But what if the only thing separating Pizza Hut from Wolfgang Puck's was a bit of extra when you got pie home? The PC world is very much like that. If the only thing dividing a Dell from your vision of PC perfection is the required inclusion of Windows and no option for pre-installed Linux you should count yourself lucky. That Windows license is a tiny part of that system's price and the overall price of the system is so most lower than in a noncommodified market that any complaint is no more than whining. If you restrict yourself to companies that provide a full install CD rather than a 'factory rebuild' set then you have a salable item. Simply wipe the hard drive before allowing the system to boot from it and you'll have avoided the accidental site of any Medusa-like EULA. (Did Medusa have an 'I agree' checkbox on her somewhere?) The proceeds from that sale should salve your ego and spare you from any need to mutter, "But it's the principle..." while nursing a free-as-in-beer.

As for the cost of that license to you, I think I covered that already. If your dealing with a big brand they enjoy very low prices on the massive volume of Windows they ship. Since the business in general is so vicious on pricing it's doubtful they're extracting more than an inoffensive margin on the license. Despite plying the extreme bargain basement of PC sales e-Machines remains convinced that Windows is a vital part of every system they produce.

I fully realized that there are very different conditions for selling servers. I said as much before although without the extreme verbosity of the rest of my piece so it was likely easy to miss. I considered going into detail on that side but I frankly wanted to finish in time to get enough sleep to make it to work the next day. I thought I made my point on the Mac world clear but I suppose I must go into greater detail.

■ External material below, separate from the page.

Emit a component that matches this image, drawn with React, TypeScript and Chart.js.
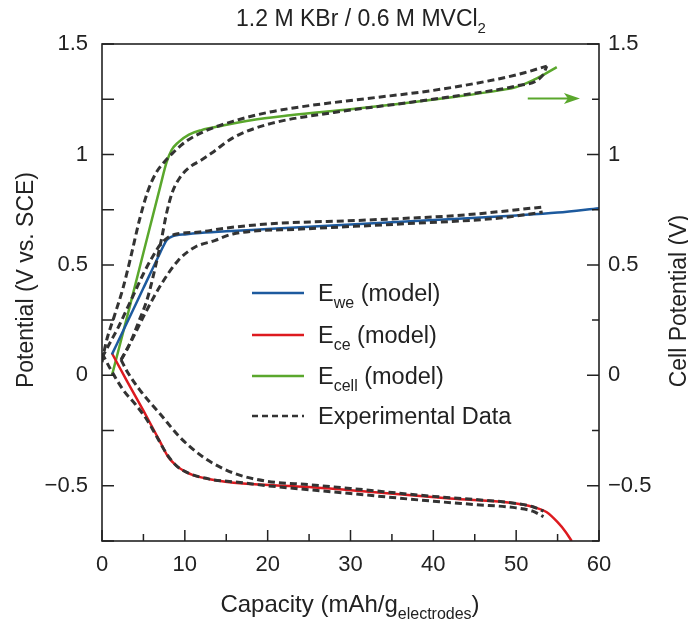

The title of the article was, "Why you should take a Mac User to lunch." When I hear the phrase Mac user what comes to mind is someone who is extremely attached to the GUI environment and certain other aspects that have characterized the Mac since 1984. When that person thinks of the UNIX and DOS command lines it is in the context of "reasons I would never have bought a computer before the Mac."

This isn't a universal description of the Mac community but it certainly covers a very core group. For them the most interesting thing about the Xserve is what it's chipset presages for future Mac desktops and portables. Some might even consider using an Xserve with a good video card as a desktop system if they're tired of waiting for Apple's next generation.

This is a far cry from "Take a sysadmin who likes Macs to lunch." Regardless of what is under the GUI the typical Mac adherent is not going to think of themselves as Unix folk. The Mac itself is an intensely dominant personality trait for those people. Some of them might respond to an ABM approach but those accustomed to dealing with server side issues have had non-Windows options since long before MS was a significant presence in servers. In large scale publishing systems, for instance. Like most end-users the bulk of them are perfectly happy not to deal with that side of the equation. It isn't why they bought a computer, especially when that machine is a Mac.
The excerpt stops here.